Provide nothing but the number of lines containing the string "React".

Data section:
• • • •
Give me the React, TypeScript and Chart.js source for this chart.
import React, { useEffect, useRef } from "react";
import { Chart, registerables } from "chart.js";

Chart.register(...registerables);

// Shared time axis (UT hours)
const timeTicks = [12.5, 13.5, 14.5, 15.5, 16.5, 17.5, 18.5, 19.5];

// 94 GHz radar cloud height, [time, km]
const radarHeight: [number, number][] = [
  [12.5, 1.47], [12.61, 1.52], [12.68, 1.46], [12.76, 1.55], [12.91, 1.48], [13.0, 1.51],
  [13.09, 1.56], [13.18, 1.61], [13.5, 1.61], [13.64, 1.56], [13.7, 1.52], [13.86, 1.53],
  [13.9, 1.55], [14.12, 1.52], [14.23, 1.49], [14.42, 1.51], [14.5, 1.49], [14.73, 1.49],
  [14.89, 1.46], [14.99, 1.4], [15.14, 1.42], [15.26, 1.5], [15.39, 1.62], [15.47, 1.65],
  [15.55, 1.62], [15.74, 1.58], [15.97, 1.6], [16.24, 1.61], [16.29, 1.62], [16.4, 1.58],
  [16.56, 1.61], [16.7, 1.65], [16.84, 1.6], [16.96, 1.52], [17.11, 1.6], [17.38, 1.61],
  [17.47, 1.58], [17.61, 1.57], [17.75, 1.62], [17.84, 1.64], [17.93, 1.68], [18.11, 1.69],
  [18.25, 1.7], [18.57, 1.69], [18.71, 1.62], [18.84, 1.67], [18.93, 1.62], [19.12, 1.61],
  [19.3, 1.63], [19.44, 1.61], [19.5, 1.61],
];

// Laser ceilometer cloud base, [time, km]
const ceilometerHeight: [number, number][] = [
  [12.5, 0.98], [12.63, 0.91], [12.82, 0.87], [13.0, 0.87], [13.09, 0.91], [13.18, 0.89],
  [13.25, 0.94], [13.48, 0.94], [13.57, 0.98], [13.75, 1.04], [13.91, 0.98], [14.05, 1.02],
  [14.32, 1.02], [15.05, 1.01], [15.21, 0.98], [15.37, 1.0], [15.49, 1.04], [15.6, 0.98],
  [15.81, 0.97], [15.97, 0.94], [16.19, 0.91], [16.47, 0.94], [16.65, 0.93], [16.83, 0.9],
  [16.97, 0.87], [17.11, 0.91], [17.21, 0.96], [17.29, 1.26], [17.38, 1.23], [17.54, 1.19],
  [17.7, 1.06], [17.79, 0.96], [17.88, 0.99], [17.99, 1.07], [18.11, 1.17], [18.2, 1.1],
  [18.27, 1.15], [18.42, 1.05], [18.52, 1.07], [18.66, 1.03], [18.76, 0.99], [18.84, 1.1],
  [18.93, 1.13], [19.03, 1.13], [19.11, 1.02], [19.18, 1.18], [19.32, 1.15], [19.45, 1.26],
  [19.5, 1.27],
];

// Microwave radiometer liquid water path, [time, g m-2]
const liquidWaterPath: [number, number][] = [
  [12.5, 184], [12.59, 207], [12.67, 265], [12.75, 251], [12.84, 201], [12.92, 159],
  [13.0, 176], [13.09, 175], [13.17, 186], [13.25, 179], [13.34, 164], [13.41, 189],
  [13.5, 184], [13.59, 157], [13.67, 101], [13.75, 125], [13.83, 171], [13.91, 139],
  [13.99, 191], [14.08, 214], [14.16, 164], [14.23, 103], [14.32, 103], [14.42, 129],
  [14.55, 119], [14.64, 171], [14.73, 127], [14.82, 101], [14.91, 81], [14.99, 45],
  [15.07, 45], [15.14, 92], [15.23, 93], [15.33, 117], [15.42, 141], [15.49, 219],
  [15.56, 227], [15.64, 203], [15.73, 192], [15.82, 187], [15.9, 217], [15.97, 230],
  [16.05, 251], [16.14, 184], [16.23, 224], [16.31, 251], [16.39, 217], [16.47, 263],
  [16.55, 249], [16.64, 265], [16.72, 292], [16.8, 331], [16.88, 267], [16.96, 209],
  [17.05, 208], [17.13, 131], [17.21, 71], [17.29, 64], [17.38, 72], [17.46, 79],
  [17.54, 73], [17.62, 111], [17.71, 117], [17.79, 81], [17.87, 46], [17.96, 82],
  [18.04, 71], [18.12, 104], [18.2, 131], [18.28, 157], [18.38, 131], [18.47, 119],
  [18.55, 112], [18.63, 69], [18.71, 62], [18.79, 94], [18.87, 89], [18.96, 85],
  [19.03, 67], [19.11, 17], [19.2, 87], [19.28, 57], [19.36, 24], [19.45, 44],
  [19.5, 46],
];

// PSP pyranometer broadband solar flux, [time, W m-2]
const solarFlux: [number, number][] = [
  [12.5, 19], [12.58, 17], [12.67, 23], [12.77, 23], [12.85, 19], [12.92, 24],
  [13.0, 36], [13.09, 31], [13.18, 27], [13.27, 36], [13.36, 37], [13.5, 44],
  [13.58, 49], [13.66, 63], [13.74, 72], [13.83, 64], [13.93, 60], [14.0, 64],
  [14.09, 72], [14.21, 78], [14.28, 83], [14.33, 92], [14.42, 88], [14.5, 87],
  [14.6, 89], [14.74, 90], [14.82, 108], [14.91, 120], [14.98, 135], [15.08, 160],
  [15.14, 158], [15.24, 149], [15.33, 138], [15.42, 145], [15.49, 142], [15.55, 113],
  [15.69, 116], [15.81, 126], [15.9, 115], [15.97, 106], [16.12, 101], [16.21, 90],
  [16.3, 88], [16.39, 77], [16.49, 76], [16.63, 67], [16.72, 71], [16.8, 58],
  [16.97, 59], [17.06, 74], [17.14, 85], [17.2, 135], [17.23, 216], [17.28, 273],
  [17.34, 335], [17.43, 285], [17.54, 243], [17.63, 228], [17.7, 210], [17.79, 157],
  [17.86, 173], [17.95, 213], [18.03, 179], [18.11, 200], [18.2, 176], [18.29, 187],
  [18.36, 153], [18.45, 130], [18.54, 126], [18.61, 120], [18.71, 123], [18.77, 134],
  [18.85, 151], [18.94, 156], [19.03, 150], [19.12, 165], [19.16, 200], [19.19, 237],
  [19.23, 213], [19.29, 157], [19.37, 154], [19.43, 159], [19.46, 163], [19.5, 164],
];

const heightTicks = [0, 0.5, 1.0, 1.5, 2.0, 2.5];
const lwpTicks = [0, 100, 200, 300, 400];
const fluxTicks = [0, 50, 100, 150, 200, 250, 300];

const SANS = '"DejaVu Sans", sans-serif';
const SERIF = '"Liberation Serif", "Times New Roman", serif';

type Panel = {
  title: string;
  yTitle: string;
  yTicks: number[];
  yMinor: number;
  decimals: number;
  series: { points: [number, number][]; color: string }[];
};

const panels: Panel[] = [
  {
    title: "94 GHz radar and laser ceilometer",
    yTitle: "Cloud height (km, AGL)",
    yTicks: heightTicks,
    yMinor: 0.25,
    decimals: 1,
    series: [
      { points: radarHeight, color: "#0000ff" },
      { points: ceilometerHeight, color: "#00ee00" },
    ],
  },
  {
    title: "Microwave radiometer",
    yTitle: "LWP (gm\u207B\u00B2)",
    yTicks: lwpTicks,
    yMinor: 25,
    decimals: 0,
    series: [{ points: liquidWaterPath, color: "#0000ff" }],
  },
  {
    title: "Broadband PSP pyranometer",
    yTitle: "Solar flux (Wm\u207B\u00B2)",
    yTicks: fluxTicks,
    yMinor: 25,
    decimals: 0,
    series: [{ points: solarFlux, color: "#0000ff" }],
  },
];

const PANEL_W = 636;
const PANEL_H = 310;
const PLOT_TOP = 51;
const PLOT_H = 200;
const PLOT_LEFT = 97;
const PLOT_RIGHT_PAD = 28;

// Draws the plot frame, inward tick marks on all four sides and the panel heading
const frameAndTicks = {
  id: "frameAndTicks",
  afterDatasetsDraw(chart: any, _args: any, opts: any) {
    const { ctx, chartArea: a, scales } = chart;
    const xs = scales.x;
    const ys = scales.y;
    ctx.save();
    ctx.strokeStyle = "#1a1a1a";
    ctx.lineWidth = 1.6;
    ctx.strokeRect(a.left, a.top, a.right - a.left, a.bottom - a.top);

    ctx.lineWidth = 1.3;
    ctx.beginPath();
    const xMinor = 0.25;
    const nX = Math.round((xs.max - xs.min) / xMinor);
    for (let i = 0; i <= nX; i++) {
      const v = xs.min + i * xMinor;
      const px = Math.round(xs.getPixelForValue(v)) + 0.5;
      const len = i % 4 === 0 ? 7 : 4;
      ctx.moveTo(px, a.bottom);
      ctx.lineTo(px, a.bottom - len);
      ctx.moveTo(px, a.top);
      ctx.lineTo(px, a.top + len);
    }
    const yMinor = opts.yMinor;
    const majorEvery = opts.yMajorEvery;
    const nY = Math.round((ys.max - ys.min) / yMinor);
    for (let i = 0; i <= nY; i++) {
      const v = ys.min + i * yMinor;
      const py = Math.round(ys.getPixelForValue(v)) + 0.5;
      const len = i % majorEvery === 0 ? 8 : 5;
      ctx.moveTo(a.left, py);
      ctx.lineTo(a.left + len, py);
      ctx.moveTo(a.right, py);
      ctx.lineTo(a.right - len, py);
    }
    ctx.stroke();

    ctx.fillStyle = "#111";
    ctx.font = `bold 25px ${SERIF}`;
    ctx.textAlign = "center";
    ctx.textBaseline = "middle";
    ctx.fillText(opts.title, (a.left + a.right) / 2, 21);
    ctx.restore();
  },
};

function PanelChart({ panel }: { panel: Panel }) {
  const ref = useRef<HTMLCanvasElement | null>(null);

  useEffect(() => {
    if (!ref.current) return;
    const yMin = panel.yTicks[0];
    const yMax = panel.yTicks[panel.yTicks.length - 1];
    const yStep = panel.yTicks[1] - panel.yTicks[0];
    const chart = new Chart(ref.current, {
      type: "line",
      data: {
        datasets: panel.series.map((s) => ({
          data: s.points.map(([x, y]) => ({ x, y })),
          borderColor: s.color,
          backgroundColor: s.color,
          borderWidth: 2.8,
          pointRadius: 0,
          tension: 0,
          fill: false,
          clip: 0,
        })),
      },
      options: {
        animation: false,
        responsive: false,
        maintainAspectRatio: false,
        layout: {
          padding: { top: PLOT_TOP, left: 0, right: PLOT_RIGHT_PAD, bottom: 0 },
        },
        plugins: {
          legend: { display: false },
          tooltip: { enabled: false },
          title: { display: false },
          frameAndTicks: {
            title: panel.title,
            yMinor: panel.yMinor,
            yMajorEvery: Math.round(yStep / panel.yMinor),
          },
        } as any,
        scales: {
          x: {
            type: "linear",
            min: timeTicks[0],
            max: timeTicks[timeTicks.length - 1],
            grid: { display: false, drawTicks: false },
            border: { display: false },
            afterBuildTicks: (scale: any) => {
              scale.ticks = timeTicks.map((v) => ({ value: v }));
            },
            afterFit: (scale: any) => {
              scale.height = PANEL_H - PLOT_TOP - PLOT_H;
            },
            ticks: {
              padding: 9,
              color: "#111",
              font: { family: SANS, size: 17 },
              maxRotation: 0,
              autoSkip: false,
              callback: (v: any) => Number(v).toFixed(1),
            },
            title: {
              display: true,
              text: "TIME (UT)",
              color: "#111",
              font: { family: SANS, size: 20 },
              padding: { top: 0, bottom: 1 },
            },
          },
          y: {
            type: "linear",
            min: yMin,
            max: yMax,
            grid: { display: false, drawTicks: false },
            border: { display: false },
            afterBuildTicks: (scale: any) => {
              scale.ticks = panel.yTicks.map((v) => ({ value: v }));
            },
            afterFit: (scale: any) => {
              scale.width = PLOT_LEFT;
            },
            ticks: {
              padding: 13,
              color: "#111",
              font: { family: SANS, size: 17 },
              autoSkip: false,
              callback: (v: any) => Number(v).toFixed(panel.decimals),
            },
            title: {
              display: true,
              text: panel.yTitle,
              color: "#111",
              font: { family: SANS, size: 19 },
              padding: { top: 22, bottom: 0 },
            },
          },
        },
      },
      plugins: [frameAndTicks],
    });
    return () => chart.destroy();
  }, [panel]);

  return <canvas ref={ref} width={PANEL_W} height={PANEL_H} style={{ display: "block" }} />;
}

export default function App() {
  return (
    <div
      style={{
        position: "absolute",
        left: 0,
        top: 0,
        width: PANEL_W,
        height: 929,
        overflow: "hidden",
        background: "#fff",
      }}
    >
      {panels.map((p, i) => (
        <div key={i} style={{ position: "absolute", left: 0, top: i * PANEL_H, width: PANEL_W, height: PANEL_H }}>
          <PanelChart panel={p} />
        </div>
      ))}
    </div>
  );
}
• • • •
Task response:
2